**EXERCISE BRIEF**
Give back exactly the lines from the one with "Reproduce this chart with Apache ECharts." through the one with "const rightAxisName = 'Kosten €';", inclusive, without the images.

--- EXTRACTED ENTRIES ---

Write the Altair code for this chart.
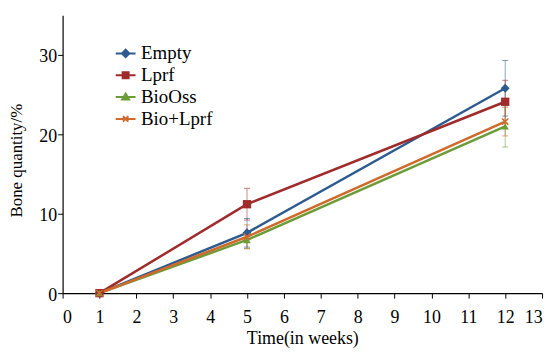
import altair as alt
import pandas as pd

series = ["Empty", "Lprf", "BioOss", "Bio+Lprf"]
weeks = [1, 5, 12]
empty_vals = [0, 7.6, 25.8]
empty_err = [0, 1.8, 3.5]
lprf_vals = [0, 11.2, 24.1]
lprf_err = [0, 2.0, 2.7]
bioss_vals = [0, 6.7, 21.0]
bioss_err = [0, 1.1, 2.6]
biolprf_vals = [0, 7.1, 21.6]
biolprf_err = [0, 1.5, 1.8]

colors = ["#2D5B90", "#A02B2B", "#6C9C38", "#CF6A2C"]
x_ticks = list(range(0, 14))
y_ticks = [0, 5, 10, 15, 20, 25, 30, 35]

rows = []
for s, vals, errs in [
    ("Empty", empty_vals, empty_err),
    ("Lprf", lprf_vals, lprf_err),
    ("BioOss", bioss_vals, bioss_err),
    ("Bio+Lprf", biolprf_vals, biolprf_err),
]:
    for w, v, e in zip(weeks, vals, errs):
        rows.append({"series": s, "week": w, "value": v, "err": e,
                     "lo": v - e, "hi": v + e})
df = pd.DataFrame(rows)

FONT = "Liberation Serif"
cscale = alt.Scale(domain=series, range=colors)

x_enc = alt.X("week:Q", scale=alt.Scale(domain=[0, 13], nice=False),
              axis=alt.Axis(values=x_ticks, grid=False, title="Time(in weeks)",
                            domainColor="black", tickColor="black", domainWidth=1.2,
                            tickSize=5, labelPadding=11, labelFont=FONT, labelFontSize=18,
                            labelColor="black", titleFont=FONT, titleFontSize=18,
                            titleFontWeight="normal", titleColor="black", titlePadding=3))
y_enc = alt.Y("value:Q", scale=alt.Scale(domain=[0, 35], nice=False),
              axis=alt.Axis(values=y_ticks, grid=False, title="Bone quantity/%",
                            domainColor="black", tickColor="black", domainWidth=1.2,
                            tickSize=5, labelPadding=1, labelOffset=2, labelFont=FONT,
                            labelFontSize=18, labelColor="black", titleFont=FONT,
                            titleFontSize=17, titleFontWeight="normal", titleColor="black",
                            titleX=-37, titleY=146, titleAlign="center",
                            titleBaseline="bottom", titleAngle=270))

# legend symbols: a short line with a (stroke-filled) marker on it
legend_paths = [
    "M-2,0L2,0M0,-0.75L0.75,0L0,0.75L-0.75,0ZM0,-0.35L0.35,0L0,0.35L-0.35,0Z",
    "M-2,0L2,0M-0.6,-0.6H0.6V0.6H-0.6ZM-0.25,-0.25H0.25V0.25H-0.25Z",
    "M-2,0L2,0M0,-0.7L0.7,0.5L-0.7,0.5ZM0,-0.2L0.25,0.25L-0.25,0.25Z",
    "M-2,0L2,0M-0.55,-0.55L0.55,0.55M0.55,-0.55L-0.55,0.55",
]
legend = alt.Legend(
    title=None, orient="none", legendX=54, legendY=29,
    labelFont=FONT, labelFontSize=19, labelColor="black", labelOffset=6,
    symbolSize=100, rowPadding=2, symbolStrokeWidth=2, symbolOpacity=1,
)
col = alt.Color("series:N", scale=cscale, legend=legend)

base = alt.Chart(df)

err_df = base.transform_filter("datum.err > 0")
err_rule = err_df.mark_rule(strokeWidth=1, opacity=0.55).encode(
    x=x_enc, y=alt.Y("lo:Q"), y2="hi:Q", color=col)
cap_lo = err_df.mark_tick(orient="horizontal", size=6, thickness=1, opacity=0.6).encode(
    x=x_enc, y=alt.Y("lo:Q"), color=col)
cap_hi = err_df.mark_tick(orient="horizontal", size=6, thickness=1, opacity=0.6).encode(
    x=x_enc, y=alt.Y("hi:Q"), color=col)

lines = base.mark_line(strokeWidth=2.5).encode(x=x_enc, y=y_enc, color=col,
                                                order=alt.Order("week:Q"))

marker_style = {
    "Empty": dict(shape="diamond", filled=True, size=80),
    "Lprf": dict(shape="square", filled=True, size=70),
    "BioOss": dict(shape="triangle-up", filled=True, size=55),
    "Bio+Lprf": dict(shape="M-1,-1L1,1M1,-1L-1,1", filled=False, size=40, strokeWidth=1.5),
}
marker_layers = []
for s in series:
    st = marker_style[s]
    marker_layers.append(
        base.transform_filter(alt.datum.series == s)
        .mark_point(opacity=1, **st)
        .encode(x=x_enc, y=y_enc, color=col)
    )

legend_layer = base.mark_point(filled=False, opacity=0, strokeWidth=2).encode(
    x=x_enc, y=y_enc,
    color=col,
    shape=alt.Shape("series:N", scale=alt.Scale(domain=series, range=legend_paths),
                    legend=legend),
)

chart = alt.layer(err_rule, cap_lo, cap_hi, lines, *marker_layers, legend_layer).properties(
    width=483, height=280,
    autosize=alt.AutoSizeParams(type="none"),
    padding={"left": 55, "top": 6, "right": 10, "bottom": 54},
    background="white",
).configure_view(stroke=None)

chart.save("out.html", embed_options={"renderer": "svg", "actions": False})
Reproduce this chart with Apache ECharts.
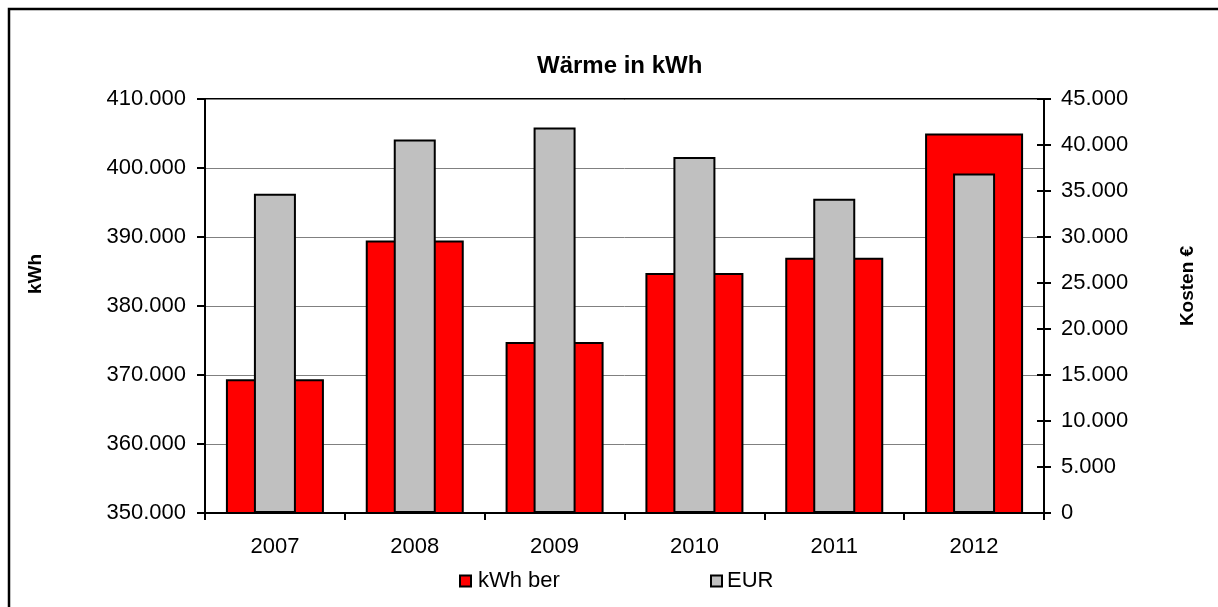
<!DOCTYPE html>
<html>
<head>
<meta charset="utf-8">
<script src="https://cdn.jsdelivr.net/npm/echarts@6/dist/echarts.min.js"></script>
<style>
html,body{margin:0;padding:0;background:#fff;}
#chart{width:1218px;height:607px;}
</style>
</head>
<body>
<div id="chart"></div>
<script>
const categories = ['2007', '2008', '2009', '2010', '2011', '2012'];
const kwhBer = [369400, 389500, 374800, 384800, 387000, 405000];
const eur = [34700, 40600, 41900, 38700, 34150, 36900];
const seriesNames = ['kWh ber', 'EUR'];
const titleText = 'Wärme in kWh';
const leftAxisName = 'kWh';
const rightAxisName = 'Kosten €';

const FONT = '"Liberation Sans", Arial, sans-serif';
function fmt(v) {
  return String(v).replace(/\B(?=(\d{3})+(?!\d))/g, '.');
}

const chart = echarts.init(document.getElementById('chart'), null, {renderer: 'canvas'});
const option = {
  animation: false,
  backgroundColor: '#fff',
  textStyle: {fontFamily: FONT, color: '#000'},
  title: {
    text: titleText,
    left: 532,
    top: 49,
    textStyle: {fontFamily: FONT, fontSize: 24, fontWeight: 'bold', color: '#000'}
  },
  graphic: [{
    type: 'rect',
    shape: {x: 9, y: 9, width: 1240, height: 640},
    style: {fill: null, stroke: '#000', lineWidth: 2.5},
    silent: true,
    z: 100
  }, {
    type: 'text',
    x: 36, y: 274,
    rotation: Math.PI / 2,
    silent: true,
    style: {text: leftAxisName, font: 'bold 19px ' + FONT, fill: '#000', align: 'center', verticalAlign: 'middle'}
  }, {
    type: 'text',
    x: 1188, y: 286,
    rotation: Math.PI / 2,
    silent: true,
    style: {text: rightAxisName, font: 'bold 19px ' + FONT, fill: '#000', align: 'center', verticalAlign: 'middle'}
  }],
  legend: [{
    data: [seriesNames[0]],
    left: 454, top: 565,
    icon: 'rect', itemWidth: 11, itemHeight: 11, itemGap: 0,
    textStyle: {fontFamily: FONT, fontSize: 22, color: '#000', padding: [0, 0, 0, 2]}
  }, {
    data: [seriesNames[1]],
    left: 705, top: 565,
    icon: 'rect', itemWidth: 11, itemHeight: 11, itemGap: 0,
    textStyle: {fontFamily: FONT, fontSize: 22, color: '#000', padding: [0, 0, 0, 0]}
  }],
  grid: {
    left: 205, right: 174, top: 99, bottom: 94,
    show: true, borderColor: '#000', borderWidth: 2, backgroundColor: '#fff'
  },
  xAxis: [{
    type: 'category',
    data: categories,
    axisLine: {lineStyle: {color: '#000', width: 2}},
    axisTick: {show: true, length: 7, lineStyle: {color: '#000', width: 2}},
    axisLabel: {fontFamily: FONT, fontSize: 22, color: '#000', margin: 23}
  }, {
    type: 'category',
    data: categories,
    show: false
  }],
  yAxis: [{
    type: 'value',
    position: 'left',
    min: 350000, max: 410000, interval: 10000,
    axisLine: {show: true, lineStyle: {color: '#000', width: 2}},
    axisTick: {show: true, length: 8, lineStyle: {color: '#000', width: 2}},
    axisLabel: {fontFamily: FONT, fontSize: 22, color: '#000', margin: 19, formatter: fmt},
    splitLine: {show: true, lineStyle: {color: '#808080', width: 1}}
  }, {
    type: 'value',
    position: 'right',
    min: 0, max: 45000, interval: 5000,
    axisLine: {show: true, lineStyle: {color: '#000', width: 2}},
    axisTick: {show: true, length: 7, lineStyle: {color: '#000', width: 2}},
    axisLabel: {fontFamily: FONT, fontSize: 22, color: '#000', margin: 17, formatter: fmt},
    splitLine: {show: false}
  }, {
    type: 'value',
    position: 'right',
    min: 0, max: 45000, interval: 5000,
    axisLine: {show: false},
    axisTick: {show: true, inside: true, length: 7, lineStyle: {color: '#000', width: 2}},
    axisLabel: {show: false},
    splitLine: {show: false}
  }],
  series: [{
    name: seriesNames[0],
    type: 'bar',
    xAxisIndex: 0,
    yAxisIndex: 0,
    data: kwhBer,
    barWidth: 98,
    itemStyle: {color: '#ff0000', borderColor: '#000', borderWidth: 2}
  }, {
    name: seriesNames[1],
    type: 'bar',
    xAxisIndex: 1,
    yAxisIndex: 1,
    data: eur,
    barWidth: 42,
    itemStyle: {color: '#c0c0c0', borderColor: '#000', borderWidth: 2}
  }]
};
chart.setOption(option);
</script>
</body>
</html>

---

**CORRECT RESULT**
Reproduce this chart with Apache ECharts.
<!DOCTYPE html>
<html>
<head>
<meta charset="utf-8">
<script src="https://cdn.jsdelivr.net/npm/echarts@6/dist/echarts.min.js"></script>
<style>
html,body{margin:0;padding:0;background:#fff;}
#chart{width:1218px;height:607px;}
</style>
</head>
<body>
<div id="chart"></div>
<script>
const categories = ['2007', '2008', '2009', '2010', '2011', '2012'];
const kwhBer = [369400, 389500, 374800, 384800, 387000, 405000];
const eur = [34700, 40600, 41900, 38700, 34150, 36900];
const seriesNames = ['kWh ber', 'EUR'];
const titleText = 'Wärme in kWh';
const leftAxisName = 'kWh';
const rightAxisName = 'Kosten €';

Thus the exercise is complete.